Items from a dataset
════════════════
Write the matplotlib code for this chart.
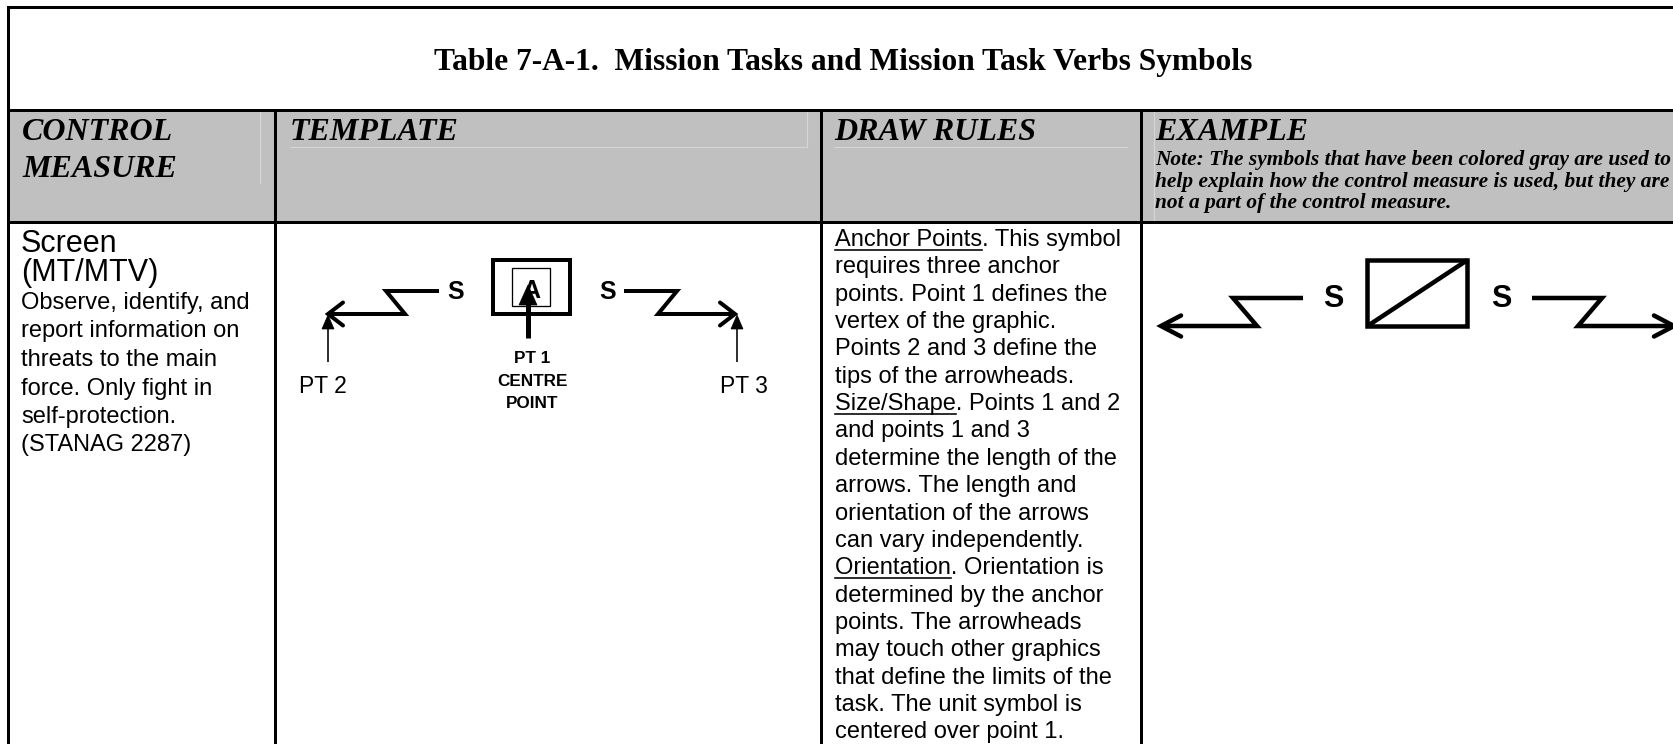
import matplotlib
matplotlib.use('Agg')
import matplotlib.pyplot as plt
from matplotlib.patches import Rectangle, Polygon

# canvas in pixels
W, H = 1674, 744
DPI = 100

# table grid (pixel positions)
col_edges = [8, 275, 821, 1141]
row_edges = [7, 110, 222]
header_gray = '#c0c0c0'
faint = '#d6d6d6'

title = 'Table 7-A-1.  Mission Tasks and Mission Task Verbs Symbols'
header_labels = [['CONTROL', 'MEASURE'], ['TEMPLATE'], ['DRAW RULES'], ['EXAMPLE']]
example_note = ['Note: The symbols that have been colored gray are used to',
                'help explain how the control measure is used, but they are',
                'not a part of the control measure.']

measure_name = ['Screen', '(MT/MTV)']
measure_desc = ['Observe, identify, and',
                'report information on',
                'threats to the main',
                'force. Only fight in',
                'self-protection.',
                '(STANAG 2287)']

# (underlined prefix, rest of line)
draw_rules = [('Anchor Points', '. This symbol'),
              ('', 'requires three anchor'),
              ('', 'points. Point 1 defines the'),
              ('', 'vertex of the graphic.'),
              ('', 'Points 2 and 3 define the'),
              ('', 'tips of the arrowheads.'),
              ('Size/Shape', '. Points 1 and 2'),
              ('', 'and points 1 and 3'),
              ('', 'determine the length of the'),
              ('', 'arrows. The length and'),
              ('', 'orientation of the arrows'),
              ('', 'can vary independently.'),
              ('Orientation', '. Orientation is'),
              ('', 'determined by the anchor'),
              ('', 'points. The arrowheads'),
              ('', 'may touch other graphics'),
              ('', 'that define the limits of the'),
              ('', 'task. The unit symbol is'),
              ('', 'centered over point 1.')]

pt_labels = ['PT 2', 'PT 3']
centre_label = ['PT 1', 'CENTRE', 'POINT']

SANS = 'Liberation Sans'
SERIF = 'Liberation Serif'


def px2pt(p):
    return p * 72.0 / DPI


fig = plt.figure(figsize=(W / DPI, H / DPI), dpi=DPI)
ax = fig.add_axes([0, 0, 1, 1])
ax.set_xlim(0, W)
ax.set_ylim(H, 0)
ax.axis('off')

# header background
ax.add_patch(Rectangle((col_edges[0], row_edges[1]), W - col_edges[0], row_edges[2] - row_edges[1],
                       facecolor=header_gray, edgecolor='none', zorder=0))

# faint artefact lines inside the header
ax.plot([260, 260], [112, 183], color=faint, lw=0.8)
ax.plot([290, 807], [147, 147], color=faint, lw=0.8)
ax.plot([807, 807], [112, 147], color=faint, lw=0.8)
ax.plot([834, 1127], [147, 147], color=faint, lw=0.8)
ax.plot([1154, 1154], [112, 220], color=faint, lw=0.8)

# grid lines
lw_grid = px2pt(3)
for y in row_edges:
    ax.plot([col_edges[0], W], [y, y], color='black', lw=lw_grid, solid_capstyle='projecting')
ax.plot([col_edges[0], col_edges[0]], [row_edges[0], H], color='black', lw=lw_grid)
for x in col_edges[1:]:
    ax.plot([x, x], [row_edges[1], H], color='black', lw=lw_grid)

# title
ax.text(434, 70, title, ha='left', va='baseline', fontsize=22.7, fontweight='bold', family=SERIF)

# header labels
head_x = [22, 290, 834, 1155]
for x, lines in zip(head_x, header_labels):
    for i, s in enumerate(lines):
        ax.text(x, 140 + 37 * i, s, ha='left', va='baseline', fontsize=23,
                fontweight='bold', fontstyle='italic', family=SERIF)
for i, s in enumerate(example_note):
    ax.text(1155, 165 + 21.5 * i, s, ha='left', va='baseline', fontsize=15.4,
            fontweight='bold', fontstyle='italic', family=SERIF)

# control measure column
for i, s in enumerate(measure_name):
    ax.text(21, 252 + 29 * i, s, ha='left', va='baseline', fontsize=22, family=SANS)
for i, s in enumerate(measure_desc):
    ax.text(21, 309 + 28.5 * i, s, ha='left', va='baseline', fontsize=17, family=SANS)

# draw rules column, with underlined headings
fig.canvas.draw()
renderer = fig.canvas.get_renderer()
rx = 835
for i, (under, rest) in enumerate(draw_rules):
    y = 246 + 27.35 * i
    ax.text(rx, y, under + rest, ha='left', va='baseline', fontsize=17, family=SANS)
    if under:
        t = ax.text(rx, y, under, ha='left', va='baseline', fontsize=17, family=SANS, alpha=0)
        wpx = t.get_window_extent(renderer).width
        t.remove()
        ax.plot([rx, rx + wpx], [y + 3.5, y + 3.5], color='black', lw=px2pt(1.6))


def screen_symbol(cx, y_low, y_high, tip, zig_low, zig_high, inner, s_off, box_half, box_top,
                  lw, s_size, head_back, head_half):
    for sgn in (-1, 1):
        ax.plot([cx + sgn * tip, cx + sgn * zig_low, cx + sgn * zig_high, cx + sgn * inner],
                [y_low, y_low, y_high, y_high], color='black', lw=lw,
                solid_joinstyle='miter', solid_capstyle='butt')
        tx = cx + sgn * tip
        ax.plot([tx - sgn * head_back, tx, tx - sgn * head_back],
                [y_low - head_half, y_low, y_low + head_half], color='black', lw=lw,
                solid_joinstyle='miter', solid_capstyle='round')
        ax.text(cx + sgn * s_off, y_high + 1, 'S', ha='center', va='center', fontsize=s_size,
                fontweight='bold', family=SANS)
    ax.add_patch(Rectangle((cx - box_half, box_top), 2 * box_half, y_low - box_top,
                           facecolor='none', edgecolor='black', lw=lw, joinstyle='miter'))


def thin_arrow(x, y0, y1, lw, head_len, head_half):
    ax.plot([x, x], [y0, y1 + head_len - 1], color='black', lw=lw, solid_capstyle='butt')
    ax.add_patch(Polygon([[x - head_half, y1 + head_len], [x, y1], [x + head_half, y1 + head_len]],
                         closed=True, facecolor='black', edgecolor='black', lw=0.5))


# template symbol
tcx = 531.5
screen_symbol(tcx, 314, 291, 203.5, 126.5, 145.5, 92.5, 76, 38.5, 260,
              px2pt(4), 18, 15, 11.5)
ax.add_patch(Rectangle((512, 268), 38, 38, facecolor='none', edgecolor='black', lw=px2pt(1.3)))
ax.text(531, 291, 'A', ha='center', va='center', fontsize=18, fontweight='bold', family=SANS)
thin_arrow(528, 338, 285, px2pt(5), 20, 9)
thin_arrow(328, 362, 315, px2pt(1.6), 14, 6)
thin_arrow(737, 362, 315, px2pt(1.6), 14, 6)
for x, s in zip([323, 744], pt_labels):
    ax.text(x, 393, s, ha='center', va='baseline', fontsize=16.5, family=SANS)
for i, s in enumerate(centre_label):
    ax.text(532, 363 + 22.5 * i, s, ha='center', va='baseline', fontsize=12.3,
            fontweight='bold', family=SANS)

# example symbol
ecx = 1417.5
screen_symbol(ecx, 326, 298, 256.5, 160.5, 184.5, 114.5, 84, 50, 260,
              px2pt(4.5), 22, 20, 10.5)
ax.plot([ecx - 50, ecx + 50], [326, 260], color='black', lw=px2pt(4.5), solid_capstyle='butt')

fig.savefig('out.png', dpi=DPI, facecolor='white')
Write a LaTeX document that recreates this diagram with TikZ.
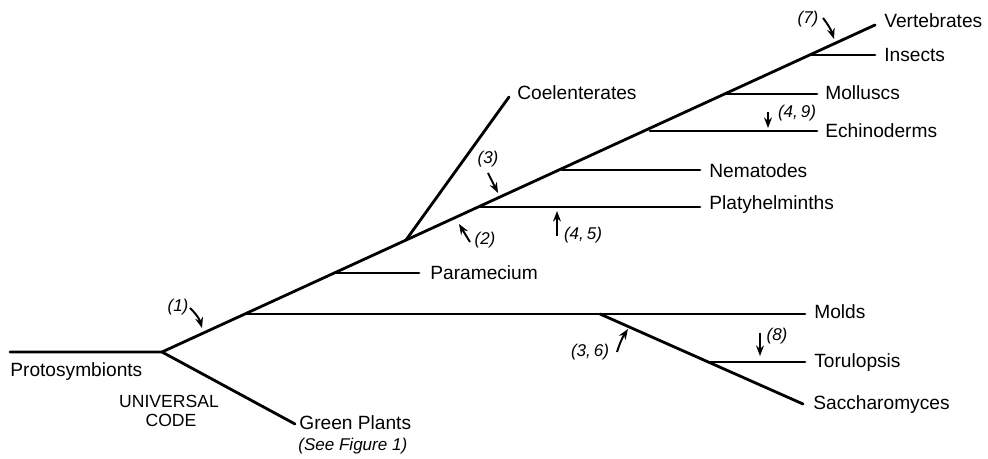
\documentclass[tikz,border=0pt]{standalone}
\usepackage{fontspec}
\setmainfont{Liberation Sans}
\usetikzlibrary{arrows.meta}
\tikzset{
  branch/.style={line width=1.6pt, line cap=round},
  taxon/.style={anchor=base west, inner sep=0pt, font=\fontsize{10.9}{13}\selectfont},
  site/.style={inner sep=0pt, font=\fontsize{9.7}{11}\selectfont\itshape},
  hint/.style={line width=1.1pt, -{Stealth[length=6pt,width=4.5pt]}}
}
\begin{document}
\begin{tikzpicture}[x=0.02cm,y=-0.02cm]
  \useasboundingbox (0,0) rectangle (988,459);
  % tree: trunk and branch points
  \coordinate (root)  at (10,352);
  \coordinate (fork)  at (162,352);
  \coordinate (moldB) at (247,314);
  \coordinate (paraB) at (335,273);
  \coordinate (coelB) at (406,240);
  \coordinate (platB) at (480,207);
  \coordinate (nemaB) at (562,170);
  \coordinate (echiB) at (650,131);
  \coordinate (mollB) at (727,94);
  \coordinate (inseB) at (810,55);
  \coordinate (vertE) at (875,25);
  % branch ends
  \coordinate (plantE) at (295,424);
  \coordinate (paraE)  at (419,273);
  \coordinate (coelE)  at (509,97);
  \coordinate (platE)  at (700,207);
  \coordinate (nemaE)  at (700,170);
  \coordinate (echiE)  at (817,131);
  \coordinate (mollE)  at (817,94);
  \coordinate (inseE)  at (875,55);
  \coordinate (moldE)  at (805,314);
  \coordinate (yeastB) at (600,314);
  \coordinate (toruB)  at (710,362);
  \coordinate (toruE)  at (805,362);
  \coordinate (saccE)  at (803,404);
  % lines
  \draw[branch] (root) -- (fork) -- (vertE);
  \draw[branch] (fork) -- (plantE);
  \draw[branch] (moldB) -- (moldE);
  \draw[branch] (yeastB) -- (saccE);
  \draw[branch] (toruB) -- (toruE);
  \draw[branch] (paraB) -- (paraE);
  \draw[branch] (coelB) -- (coelE);
  \draw[branch] (platB) -- (platE);
  \draw[branch] (nemaB) -- (nemaE);
  \draw[branch] (echiB) -- (echiE);
  \draw[branch] (mollB) -- (mollE);
  \draw[branch] (inseB) -- (inseE);
  % taxa
  \node[taxon] (proto) at (10,377) {Protosymbionts};
  \node[taxon] (plants) at (299,430) {Green Plants};
  \node[site, anchor=base west] (seefig) at (298,451) {(See Figure 1)};
  \node[anchor=base, inner sep=0pt, font=\fontsize{10}{12}\selectfont] (univ) at (169,408) {UNIVERSAL};
  \node[anchor=base, inner sep=0pt, font=\fontsize{10}{12}\selectfont] (code) at (171,427) {CODE};
  \node[taxon] (para) at (430,280) {Paramecium};
  \node[taxon] (coel) at (517,100) {Coelenterates};
  \node[taxon] (plat) at (709,210) {Platyhelminths};
  \node[taxon] (nema) at (709,178) {Nematodes};
  \node[taxon] (echi) at (825,138) {Echinoderms};
  \node[taxon] (moll) at (825,100) {Molluscs};
  \node[taxon] (inse) at (884,62) {Insects};
  \node[taxon] (vert) at (884,28) {Vertebrates};
  \node[taxon] (mold) at (814,319) {Molds};
  \node[taxon] (toru) at (814,368) {Torulopsis};
  \node[taxon] (sacc) at (813,410) {Saccharomyces};
  % numbered events
  \node[site] (s1)  at (178,307) {(1)};
  \node[site] (s2)  at (485,240) {(2)};
  \node[site] (s3)  at (488,159) {(3)};
  \node[site] (s45) at (583,235) {(4,\,5)};
  \node[site] (s7)  at (808,19)  {(7)};
  \node[site] (s49) at (797,113) {(4,\,9)};
  \node[site] (s8)  at (777,336) {(8)};
  \node[site] (s36) at (590,352) {(3,\,6)};
  \coordinate (t1) at (190,308);  \coordinate (h1) at (202,328);
  \coordinate (t2) at (470,242);  \coordinate (h2) at (459,224);
  \coordinate (t3) at (488,173);  \coordinate (h3) at (498,193);
  \coordinate (t45) at (557,236); \coordinate (h45) at (557,211);
  \coordinate (t7) at (823,18);   \coordinate (h7) at (834,39);
  \coordinate (t49) at (768,112); \coordinate (h49) at (768,128);
  \coordinate (t8) at (760,333);  \coordinate (h8) at (760,356);
  \coordinate (t36) at (617,352); \coordinate (h36) at (628,329);
  \draw[hint] (t1) to[bend left=15] (h1);
  \draw[hint] (t2) -- (h2);
  \draw[hint] (t3) -- (h3);
  \draw[hint] (t45) -- (h45);
  \draw[hint] (t7) to[bend left=10] (h7);
  \draw[hint] (t49) -- (h49);
  \draw[hint] (t8) -- (h8);
  \draw[hint] (t36) to[bend left=8] (h36);
\end{tikzpicture}
\end{document}
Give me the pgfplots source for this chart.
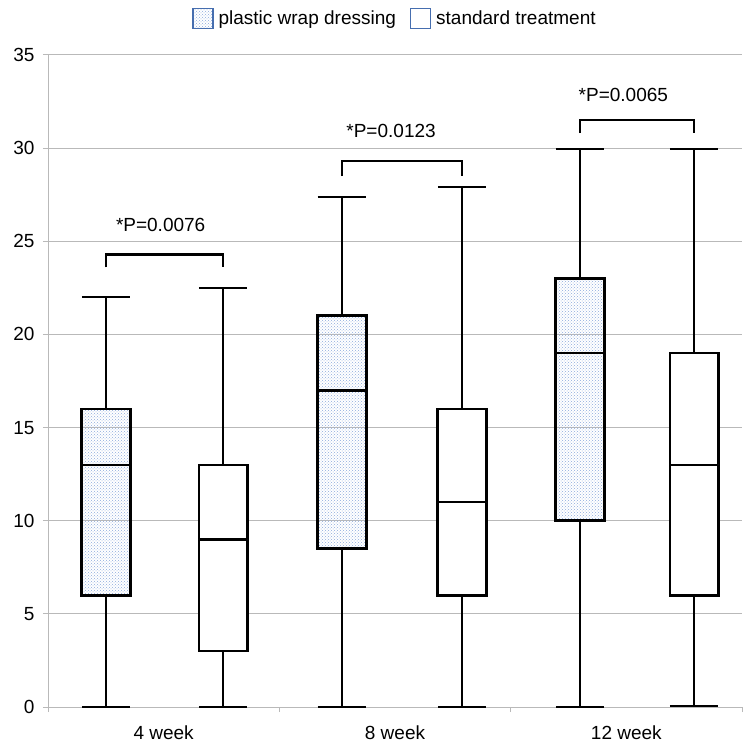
════════════════
■ **Directions**: Please return, exactly as written, the lines from the first line of the records above through the line containing "the control measure.']", both included, leaving out any pictures.

■ **Result of the task**:
Write the matplotlib code for this chart.
import matplotlib
matplotlib.use('Agg')
import matplotlib.pyplot as plt
from matplotlib.patches import Rectangle, Polygon

# canvas in pixels
W, H = 1674, 744
DPI = 100

# table grid (pixel positions)
col_edges = [8, 275, 821, 1141]
row_edges = [7, 110, 222]
header_gray = '#c0c0c0'
faint = '#d6d6d6'

title = 'Table 7-A-1.  Mission Tasks and Mission Task Verbs Symbols'
header_labels = [['CONTROL', 'MEASURE'], ['TEMPLATE'], ['DRAW RULES'], ['EXAMPLE']]
example_note = ['Note: The symbols that have been colored gray are used to',
                'help explain how the control measure is used, but they are',
                'not a part of the control measure.']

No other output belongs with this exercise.